All week, Washington, D.C. and now NYC keeps revealing layered habitats that play such an important part of the wider ecology… pigeons gleaning crumbs alongside house sparrows, oaks shading playground asphalt, pollinator gardens tucked between brownstones, and oysters quietly filtering harbor water beneath ferry wakes. These sights echo what we have been learning back home in the Carolinas: ecology is not reserved for “pristine” forests or remote swamps. It is an ongoing conversation wherever living things meet. The density of a place simply changes the dialect.
Next week, when we settle back into Piedmont rhythms, I plan to keep New York in my field notes. Urban ecology is not a consolation prize for those of us far from old-growth forests. It is an invitation to witness process, constant becoming in process thought, in spaces we once assumed were finished. Oysters stitching harbors, butterflies working median wildflowers, children redrawing their mental maps of “nature” all remind us that integral ecology is about relationships, not scenery.

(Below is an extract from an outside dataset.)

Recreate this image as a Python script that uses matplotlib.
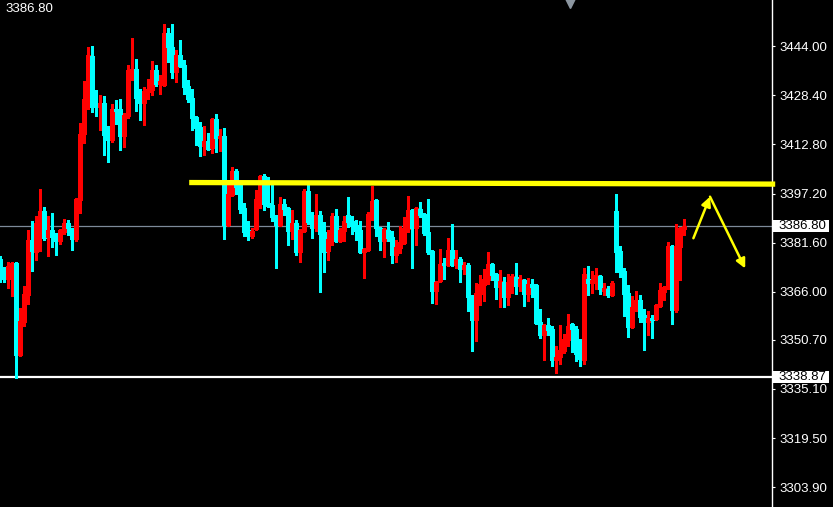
import numpy as np
import matplotlib.pyplot as plt
import matplotlib.patches as patches
import matplotlib.transforms as mtransforms

plt.rcParams['font.family'] = ['Liberation Sans', 'DejaVu Sans']

# OHLC, one entry per candle (oldest first)
opens = [
    3376.3, 3373.1, 3369.9, 3374.1, 3375.0, 3345.8, 3356.3, 3364.9, 3382.4, 3378.6,
    3387.4, 3391.6, 3383.3, 3385.5, 3383.6, 3382.0, 3384.9, 3387.8, 3385.8, 3382.7,
    3395.1, 3416.0, 3426.8, 3440.8, 3424.9, 3424.6, 3425.9, 3416.0, 3414.1, 3424.0,
    3424.0, 3415.4, 3421.8, 3436.0, 3436.7, 3427.8, 3425.9, 3429.4, 3430.0, 3436.4,
    3431.9, 3431.6, 3448.1, 3443.7, 3435.7, 3441.1, 3437.9, 3431.3, 3427.5, 3421.4,
    3418.3, 3412.2, 3413.8, 3411.6, 3420.8, 3414.8, 3415.4, 3387.1, 3396.7, 3404.3,
    3399.8, 3392.5, 3385.5, 3383.6, 3385.8, 3395.1, 3402.7, 3394.1, 3393.5, 3390.0,
    3387.1, 3393.8, 3392.5, 3385.2, 3387.8, 3378.6, 3385.2, 3397.9, 3388.4, 3386.2,
    3390.3, 3384.9, 3378.9, 3382.7, 3390.0, 3382.0, 3385.2, 3390.3, 3388.4, 3387.1,
    3385.5, 3378.6, 3379.2, 3390.3, 3395.1, 3386.2, 3382.0, 3385.5, 3383.3, 3377.6,
    3379.8, 3381.4, 3385.8, 3391.9, 3386.2, 3392.2, 3390.6, 3384.9, 3378.9, 3366.2,
    3369.3, 3375.0, 3374.4, 3379.2, 3374.4, 3376.3, 3373.1, 3374.4, 3364.6, 3356.9,
    3365.2, 3368.1, 3369.6, 3374.7, 3371.5, 3367.4, 3369.0, 3364.2, 3368.7, 3370.6,
    3367.7, 3369.6, 3365.2, 3368.4, 3368.1, 3356.3, 3352.2, 3355.4, 3354.1, 3344.2,
    3345.2, 3347.1, 3350.6, 3355.7, 3354.1, 3347.4, 3344.2, 3370.2, 3368.7, 3369.3,
    3370.9, 3366.2, 3366.8, 3364.9, 3391.6, 3378.9, 3372.5, 3365.5, 3354.7, 3361.1,
    3363.3, 3358.5, 3356.3, 3357.6, 3357.3, 3361.4, 3365.8, 3367.1, 3380.5, 3360.1,
    3380.1, 3385.8,
]
highs = [
    3377.3, 3373.8, 3375.4, 3375.4, 3375.4, 3360.7, 3367.7, 3385.5, 3388.4, 3390.0,
    3398.6, 3392.9, 3390.0, 3390.9, 3384.6, 3385.8, 3389.0, 3388.7, 3386.2, 3395.7,
    3419.5, 3432.9, 3443.7, 3444.0, 3430.0, 3428.4, 3428.1, 3418.6, 3425.6, 3426.8,
    3427.1, 3422.7, 3437.9, 3446.5, 3439.9, 3430.3, 3431.0, 3433.5, 3439.2, 3437.9,
    3434.8, 3451.0, 3449.7, 3451.0, 3442.7, 3445.9, 3439.5, 3433.2, 3430.3, 3421.8,
    3419.9, 3418.6, 3416.4, 3421.1, 3422.4, 3417.6, 3417.9, 3399.8, 3405.5, 3404.9,
    3400.2, 3394.1, 3388.4, 3386.2, 3398.2, 3403.0, 3403.3, 3402.4, 3399.8, 3390.3,
    3396.0, 3395.4, 3392.9, 3391.9, 3388.7, 3385.8, 3398.6, 3399.8, 3391.3, 3397.0,
    3391.6, 3388.1, 3385.5, 3390.9, 3392.2, 3386.2, 3390.0, 3396.0, 3390.0, 3388.7,
    3388.4, 3379.8, 3391.3, 3399.5, 3395.4, 3386.5, 3386.2, 3388.1, 3385.2, 3382.4,
    3386.8, 3389.7, 3396.3, 3392.2, 3392.9, 3394.4, 3390.9, 3395.4, 3379.2, 3369.3,
    3379.5, 3376.6, 3383.0, 3387.4, 3379.2, 3377.0, 3375.4, 3375.0, 3364.9, 3368.7,
    3371.2, 3373.1, 3378.6, 3375.0, 3371.9, 3372.8, 3370.6, 3371.5, 3371.5, 3375.0,
    3371.2, 3369.9, 3370.3, 3369.9, 3368.4, 3360.4, 3355.7, 3357.6, 3355.0, 3348.7,
    3355.4, 3352.5, 3358.9, 3356.0, 3355.0, 3350.9, 3373.5, 3374.1, 3372.5, 3373.5,
    3371.2, 3368.7, 3367.7, 3369.3, 3397.0, 3380.5, 3373.5, 3368.1, 3364.6, 3366.2,
    3364.9, 3360.4, 3359.8, 3358.5, 3362.0, 3368.7, 3367.7, 3381.7, 3380.8, 3387.4,
    3386.5, 3389.0,
]
lows = [
    3369.0, 3369.0, 3367.1, 3364.6, 3338.5, 3345.5, 3355.0, 3362.0, 3372.5, 3376.0,
    3378.9, 3382.4, 3377.3, 3380.1, 3377.6, 3381.1, 3384.3, 3383.9, 3379.2, 3382.0,
    3390.9, 3413.2, 3424.0, 3423.0, 3421.8, 3417.3, 3409.4, 3407.1, 3413.5, 3419.2,
    3410.9, 3411.9, 3421.1, 3433.2, 3423.3, 3420.5, 3418.9, 3427.1, 3428.4, 3431.3,
    3428.7, 3431.3, 3438.9, 3433.8, 3432.6, 3437.3, 3428.7, 3426.2, 3417.3, 3412.5,
    3409.0, 3409.4, 3410.9, 3410.0, 3410.3, 3410.6, 3382.7, 3386.8, 3396.3, 3397.0,
    3390.9, 3383.6, 3382.4, 3383.0, 3385.5, 3392.5, 3391.9, 3392.9, 3388.4, 3373.5,
    3386.8, 3390.3, 3380.8, 3382.7, 3377.6, 3375.4, 3384.9, 3387.4, 3383.0, 3385.2,
    3365.8, 3372.2, 3376.0, 3380.8, 3381.7, 3381.7, 3382.0, 3386.5, 3384.3, 3382.4,
    3378.2, 3370.3, 3378.9, 3388.7, 3383.6, 3379.2, 3377.0, 3382.0, 3375.0, 3375.4,
    3378.2, 3381.1, 3384.9, 3373.5, 3380.8, 3389.7, 3383.9, 3377.9, 3362.4, 3362.0,
    3369.0, 3369.9, 3374.1, 3374.1, 3373.5, 3369.0, 3371.5, 3359.8, 3347.1, 3350.3,
    3361.7, 3363.0, 3368.4, 3369.6, 3363.6, 3361.1, 3361.1, 3361.7, 3365.5, 3365.2,
    3366.2, 3361.4, 3363.0, 3364.2, 3355.7, 3351.2, 3344.2, 3352.2, 3342.3, 3340.1,
    3343.0, 3346.5, 3348.7, 3346.8, 3343.9, 3342.3, 3343.0, 3364.9, 3365.5, 3366.8,
    3365.2, 3364.9, 3364.2, 3364.6, 3372.2, 3370.6, 3358.2, 3351.5, 3354.4, 3359.8,
    3356.3, 3347.4, 3352.2, 3351.2, 3356.9, 3361.1, 3363.3, 3366.8, 3355.7, 3359.5,
    3369.6, 3383.9,
]
closes = [
    3371.5, 3370.2, 3374.1, 3375.0, 3345.8, 3356.6, 3365.2, 3382.4, 3378.9, 3387.8,
    3391.6, 3383.0, 3385.5, 3383.3, 3382.0, 3385.5, 3387.8, 3386.2, 3382.7, 3395.4,
    3416.0, 3427.1, 3441.1, 3424.6, 3424.6, 3425.9, 3415.7, 3414.1, 3424.0, 3423.3,
    3415.4, 3422.1, 3436.4, 3436.7, 3427.5, 3425.9, 3429.7, 3430.3, 3436.4, 3431.9,
    3432.9, 3448.1, 3443.7, 3435.7, 3441.1, 3437.6, 3431.0, 3427.1, 3421.1, 3417.9,
    3412.2, 3413.8, 3411.3, 3420.8, 3414.8, 3415.4, 3387.1, 3397.0, 3404.3, 3399.2,
    3392.2, 3384.9, 3383.6, 3385.2, 3395.4, 3402.7, 3393.8, 3393.2, 3389.7, 3387.1,
    3393.8, 3392.2, 3385.2, 3387.8, 3378.6, 3385.5, 3397.9, 3388.1, 3386.2, 3390.3,
    3384.3, 3378.6, 3382.7, 3390.0, 3382.0, 3385.5, 3388.4, 3388.1, 3386.8, 3385.2,
    3378.6, 3379.5, 3390.6, 3394.7, 3386.2, 3382.0, 3385.8, 3383.0, 3377.6, 3380.1,
    3381.7, 3386.2, 3391.9, 3386.2, 3392.5, 3390.3, 3384.6, 3378.6, 3366.2, 3369.0,
    3374.7, 3374.4, 3379.2, 3374.4, 3376.3, 3373.1, 3374.4, 3364.2, 3356.9, 3365.5,
    3368.4, 3369.9, 3374.7, 3371.2, 3367.4, 3369.3, 3364.2, 3369.0, 3370.9, 3367.7,
    3369.9, 3365.2, 3368.4, 3367.4, 3356.0, 3352.2, 3355.4, 3353.8, 3344.2, 3345.2,
    3347.4, 3350.9, 3355.0, 3354.1, 3346.1, 3344.6, 3371.5, 3368.7, 3369.6, 3371.2,
    3366.8, 3367.1, 3364.9, 3368.7, 3378.6, 3372.2, 3365.2, 3354.7, 3361.1, 3363.3,
    3357.9, 3356.3, 3357.6, 3356.9, 3361.7, 3366.5, 3367.4, 3380.5, 3360.1, 3380.5,
    3386.2, 3386.8,
]

price_ticks = [3444.00, 3428.40, 3412.80, 3397.20, 3381.60,
               3366.00, 3350.70, 3335.10, 3319.50, 3303.90]
last_price = 3386.80
low_level = 3338.87
resistance = 3400.4

o = np.array(opens)
h = np.array(highs)
l = np.array(lows)
c = np.array(closes)
x = np.arange(len(c))
cols = np.where(c >= o, '#ff0000', '#00ffff')

fig = plt.figure(figsize=(8.33, 5.07), dpi=100, facecolor='black')
ax = fig.add_axes([0, 0, 772 / 833, 1])
ax.set_facecolor('black')

# candles: 1px wicks, 3px bodies
ax.vlines(x, l, h, colors=cols, linewidth=0.75, antialiased=False, zorder=3)
ax.vlines(x, np.minimum(o, c), np.minimum(o, c) + np.maximum(np.abs(c - o), 0.35),
          colors=cols, linewidth=2.2, antialiased=False, zorder=4)

ax.set_xlim(-0.1, 192.9)
ax.set_ylim(3297.6, 3458.7)

# levels
ax.axhline(last_price, color='#7d8a99', lw=0.9, zorder=2)
ax.axhline(low_level, color='white', lw=1.6, zorder=2)
ax.plot([47.2, 193.7], [resistance + 0.3, resistance - 0.2], color='#ffff00',
        lw=3.8, solid_capstyle='butt', clip_on=False, zorder=6)

# hand drawn arrows
ax.annotate('', xy=(177.4, 3396.2), xytext=(173.25, 3383.0),
            arrowprops=dict(arrowstyle='-|>', color='#ffff00', lw=1.8,
                            mutation_scale=14, shrinkA=0, shrinkB=0), zorder=7)
ax.annotate('', xy=(186.2, 3373.4), xytext=(177.4, 3396.2),
            arrowprops=dict(arrowstyle='-|>', color='#ffff00', lw=1.8,
                            mutation_scale=14, shrinkA=0, shrinkB=0), zorder=7)

# price scale on the right
ax.yaxis.tick_right()
ax.set_yticks(price_ticks)
ax.set_yticklabels([f'{t:.2f}' for t in price_ticks])
ax.tick_params(axis='y', colors='white', length=2.5, width=0.8, labelsize=9.5, pad=3)
ax.set_xticks([])
for s in ['top', 'bottom', 'left']:
    ax.spines[s].set_visible(False)
ax.spines['right'].set_color('white')
ax.spines['right'].set_linewidth(1)

trans = mtransforms.blended_transform_factory(ax.transAxes, ax.transData)
for val in [last_price, low_level]:
    ax.add_patch(patches.Rectangle((773 / 772, val - 1.9), 56 / 772, 3.8,
                                   transform=trans, facecolor='white',
                                   edgecolor='none', clip_on=False, zorder=10))
    ax.text(778 / 772, val, f'{val:.2f}', transform=trans, ha='left', va='center',
            color='black', fontsize=9.5, clip_on=False, zorder=11)

# little marker at top and the price readout in the corner
ax.plot([570 / 772], [1.0], marker='v', ms=11, color='#8c96a0',
        transform=ax.transAxes, clip_on=False, zorder=8)
fig.text(5 / 833, 1 - 9.5 / 507, f'{last_price:.2f}', color='white',
         fontsize=9.5, va='center', ha='left')

plt.savefig('out.png', dpi=100, facecolor='black')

Here is a simple practice I am bringing home: each time we step onto a sidewalk, we pause, listen for the nearest bird, trace the nearest leaf, count the pollinators, and remember that every city block already links the Atlantic Flyway, the Catawba watershed, and the walnut standing in our Spartanburg backyard.
If we learn to notice that conversation, maybe our children will never wonder whether birds belong in cities. They will know, as surely as any sparrow, that cities are nests too.